WHAT NEEDS TO BE DONE ▸
It is required that the lines from the top of the listing through the line with "const zip = (a: number[], b: number[]): Pt[]" be reproduced exactly, excluding pictures.

RAW DATA ▸

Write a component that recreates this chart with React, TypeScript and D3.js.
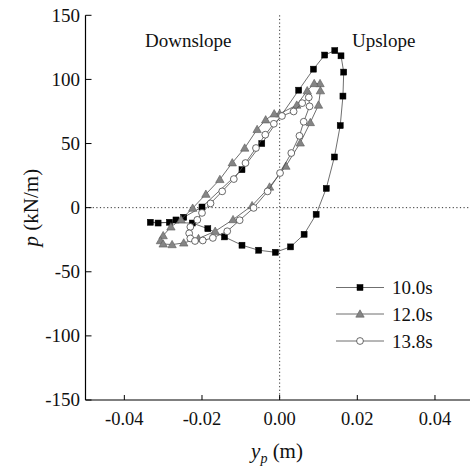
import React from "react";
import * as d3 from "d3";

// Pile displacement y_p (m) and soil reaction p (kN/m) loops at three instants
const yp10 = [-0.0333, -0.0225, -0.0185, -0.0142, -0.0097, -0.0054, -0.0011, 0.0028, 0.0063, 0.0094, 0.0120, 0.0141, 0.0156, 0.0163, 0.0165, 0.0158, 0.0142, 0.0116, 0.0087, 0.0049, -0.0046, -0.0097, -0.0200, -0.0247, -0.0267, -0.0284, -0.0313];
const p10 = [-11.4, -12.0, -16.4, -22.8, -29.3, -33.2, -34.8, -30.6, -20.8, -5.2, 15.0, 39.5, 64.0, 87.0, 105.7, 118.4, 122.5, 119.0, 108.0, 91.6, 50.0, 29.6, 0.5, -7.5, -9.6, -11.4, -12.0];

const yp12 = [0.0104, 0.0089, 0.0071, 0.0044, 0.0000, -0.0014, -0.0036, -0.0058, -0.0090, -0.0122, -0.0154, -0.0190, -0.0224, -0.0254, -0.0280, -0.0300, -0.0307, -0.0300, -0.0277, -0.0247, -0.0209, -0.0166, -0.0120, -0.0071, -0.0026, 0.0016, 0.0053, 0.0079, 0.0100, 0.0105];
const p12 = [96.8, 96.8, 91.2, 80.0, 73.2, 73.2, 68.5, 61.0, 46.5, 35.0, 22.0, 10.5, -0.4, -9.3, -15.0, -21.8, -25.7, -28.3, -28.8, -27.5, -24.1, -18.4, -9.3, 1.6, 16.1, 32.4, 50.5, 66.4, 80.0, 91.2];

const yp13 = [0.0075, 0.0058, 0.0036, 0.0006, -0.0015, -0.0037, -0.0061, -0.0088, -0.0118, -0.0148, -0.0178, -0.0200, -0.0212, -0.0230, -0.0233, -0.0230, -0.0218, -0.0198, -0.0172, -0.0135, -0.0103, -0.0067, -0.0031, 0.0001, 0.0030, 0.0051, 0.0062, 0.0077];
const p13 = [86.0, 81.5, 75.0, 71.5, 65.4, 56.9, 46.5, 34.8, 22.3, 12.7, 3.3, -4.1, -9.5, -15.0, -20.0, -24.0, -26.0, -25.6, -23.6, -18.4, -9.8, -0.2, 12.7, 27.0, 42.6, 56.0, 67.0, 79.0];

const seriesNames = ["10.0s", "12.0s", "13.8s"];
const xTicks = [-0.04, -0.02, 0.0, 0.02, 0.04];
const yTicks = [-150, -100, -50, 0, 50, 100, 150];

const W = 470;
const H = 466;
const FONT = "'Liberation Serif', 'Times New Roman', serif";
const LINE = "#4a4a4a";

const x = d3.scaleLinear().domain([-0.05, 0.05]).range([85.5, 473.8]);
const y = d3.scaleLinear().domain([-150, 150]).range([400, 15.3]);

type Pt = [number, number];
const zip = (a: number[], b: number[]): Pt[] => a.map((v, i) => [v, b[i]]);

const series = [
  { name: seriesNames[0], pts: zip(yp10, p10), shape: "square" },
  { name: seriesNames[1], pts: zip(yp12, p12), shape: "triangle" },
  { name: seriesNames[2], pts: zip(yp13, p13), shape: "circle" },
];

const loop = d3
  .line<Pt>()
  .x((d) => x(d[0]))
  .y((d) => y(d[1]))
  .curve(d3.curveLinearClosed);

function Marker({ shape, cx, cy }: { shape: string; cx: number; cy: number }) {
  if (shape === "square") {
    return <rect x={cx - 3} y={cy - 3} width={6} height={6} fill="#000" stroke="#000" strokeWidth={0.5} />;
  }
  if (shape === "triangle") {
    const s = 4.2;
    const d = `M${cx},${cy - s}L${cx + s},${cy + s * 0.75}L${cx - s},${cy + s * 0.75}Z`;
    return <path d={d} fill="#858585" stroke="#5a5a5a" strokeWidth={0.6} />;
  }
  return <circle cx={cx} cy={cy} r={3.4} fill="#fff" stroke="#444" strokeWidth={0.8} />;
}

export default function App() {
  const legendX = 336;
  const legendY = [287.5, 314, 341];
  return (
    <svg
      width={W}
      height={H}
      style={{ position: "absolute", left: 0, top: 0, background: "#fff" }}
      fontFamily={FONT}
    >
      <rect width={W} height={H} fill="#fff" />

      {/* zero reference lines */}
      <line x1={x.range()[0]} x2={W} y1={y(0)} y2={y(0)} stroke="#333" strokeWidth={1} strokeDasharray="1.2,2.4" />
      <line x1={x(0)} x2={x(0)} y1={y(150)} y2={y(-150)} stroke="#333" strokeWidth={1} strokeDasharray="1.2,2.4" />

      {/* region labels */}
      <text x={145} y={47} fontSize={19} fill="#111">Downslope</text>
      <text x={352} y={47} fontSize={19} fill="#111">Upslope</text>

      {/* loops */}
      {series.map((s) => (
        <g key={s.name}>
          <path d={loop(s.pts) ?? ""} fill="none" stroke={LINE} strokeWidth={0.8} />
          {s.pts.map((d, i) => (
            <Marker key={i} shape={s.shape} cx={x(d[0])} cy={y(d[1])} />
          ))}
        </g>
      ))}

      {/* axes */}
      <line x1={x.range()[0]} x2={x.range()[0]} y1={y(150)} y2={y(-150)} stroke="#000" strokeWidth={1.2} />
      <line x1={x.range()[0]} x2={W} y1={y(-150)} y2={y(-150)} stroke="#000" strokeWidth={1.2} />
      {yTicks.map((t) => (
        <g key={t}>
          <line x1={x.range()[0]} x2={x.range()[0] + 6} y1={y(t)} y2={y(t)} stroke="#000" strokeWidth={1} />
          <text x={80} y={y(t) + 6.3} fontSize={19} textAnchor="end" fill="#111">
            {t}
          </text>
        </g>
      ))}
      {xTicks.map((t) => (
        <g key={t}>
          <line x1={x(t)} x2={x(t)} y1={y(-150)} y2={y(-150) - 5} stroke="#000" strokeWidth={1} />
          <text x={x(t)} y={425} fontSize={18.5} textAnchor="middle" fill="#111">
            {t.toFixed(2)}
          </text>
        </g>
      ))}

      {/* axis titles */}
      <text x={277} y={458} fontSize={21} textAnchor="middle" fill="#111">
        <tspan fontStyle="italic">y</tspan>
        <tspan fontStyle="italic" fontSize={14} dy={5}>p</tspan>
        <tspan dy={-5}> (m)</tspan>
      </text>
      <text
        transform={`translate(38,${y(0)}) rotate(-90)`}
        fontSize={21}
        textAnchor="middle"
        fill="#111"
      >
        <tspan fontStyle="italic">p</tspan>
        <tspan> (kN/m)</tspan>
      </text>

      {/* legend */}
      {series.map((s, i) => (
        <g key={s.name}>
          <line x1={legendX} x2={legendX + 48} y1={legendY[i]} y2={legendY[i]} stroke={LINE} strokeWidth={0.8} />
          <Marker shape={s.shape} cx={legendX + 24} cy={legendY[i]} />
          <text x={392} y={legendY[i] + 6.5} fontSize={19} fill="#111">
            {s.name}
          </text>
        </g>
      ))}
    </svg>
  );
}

SOLUTION TO THE PROBLEM ▸
Write a component that recreates this chart with React, TypeScript and D3.js.
import React from "react";
import * as d3 from "d3";

// Pile displacement y_p (m) and soil reaction p (kN/m) loops at three instants
const yp10 = [-0.0333, -0.0225, -0.0185, -0.0142, -0.0097, -0.0054, -0.0011, 0.0028, 0.0063, 0.0094, 0.0120, 0.0141, 0.0156, 0.0163, 0.0165, 0.0158, 0.0142, 0.0116, 0.0087, 0.0049, -0.0046, -0.0097, -0.0200, -0.0247, -0.0267, -0.0284, -0.0313];
const p10 = [-11.4, -12.0, -16.4, -22.8, -29.3, -33.2, -34.8, -30.6, -20.8, -5.2, 15.0, 39.5, 64.0, 87.0, 105.7, 118.4, 122.5, 119.0, 108.0, 91.6, 50.0, 29.6, 0.5, -7.5, -9.6, -11.4, -12.0];

const yp12 = [0.0104, 0.0089, 0.0071, 0.0044, 0.0000, -0.0014, -0.0036, -0.0058, -0.0090, -0.0122, -0.0154, -0.0190, -0.0224, -0.0254, -0.0280, -0.0300, -0.0307, -0.0300, -0.0277, -0.0247, -0.0209, -0.0166, -0.0120, -0.0071, -0.0026, 0.0016, 0.0053, 0.0079, 0.0100, 0.0105];
const p12 = [96.8, 96.8, 91.2, 80.0, 73.2, 73.2, 68.5, 61.0, 46.5, 35.0, 22.0, 10.5, -0.4, -9.3, -15.0, -21.8, -25.7, -28.3, -28.8, -27.5, -24.1, -18.4, -9.3, 1.6, 16.1, 32.4, 50.5, 66.4, 80.0, 91.2];

const yp13 = [0.0075, 0.0058, 0.0036, 0.0006, -0.0015, -0.0037, -0.0061, -0.0088, -0.0118, -0.0148, -0.0178, -0.0200, -0.0212, -0.0230, -0.0233, -0.0230, -0.0218, -0.0198, -0.0172, -0.0135, -0.0103, -0.0067, -0.0031, 0.0001, 0.0030, 0.0051, 0.0062, 0.0077];
const p13 = [86.0, 81.5, 75.0, 71.5, 65.4, 56.9, 46.5, 34.8, 22.3, 12.7, 3.3, -4.1, -9.5, -15.0, -20.0, -24.0, -26.0, -25.6, -23.6, -18.4, -9.8, -0.2, 12.7, 27.0, 42.6, 56.0, 67.0, 79.0];

const seriesNames = ["10.0s", "12.0s", "13.8s"];
const xTicks = [-0.04, -0.02, 0.0, 0.02, 0.04];
const yTicks = [-150, -100, -50, 0, 50, 100, 150];

const W = 470;
const H = 466;
const FONT = "'Liberation Serif', 'Times New Roman', serif";
const LINE = "#4a4a4a";

const x = d3.scaleLinear().domain([-0.05, 0.05]).range([85.5, 473.8]);
const y = d3.scaleLinear().domain([-150, 150]).range([400, 15.3]);

type Pt = [number, number];
const zip = (a: number[], b: number[]): Pt[] => a.map((v, i) => [v, b[i]]);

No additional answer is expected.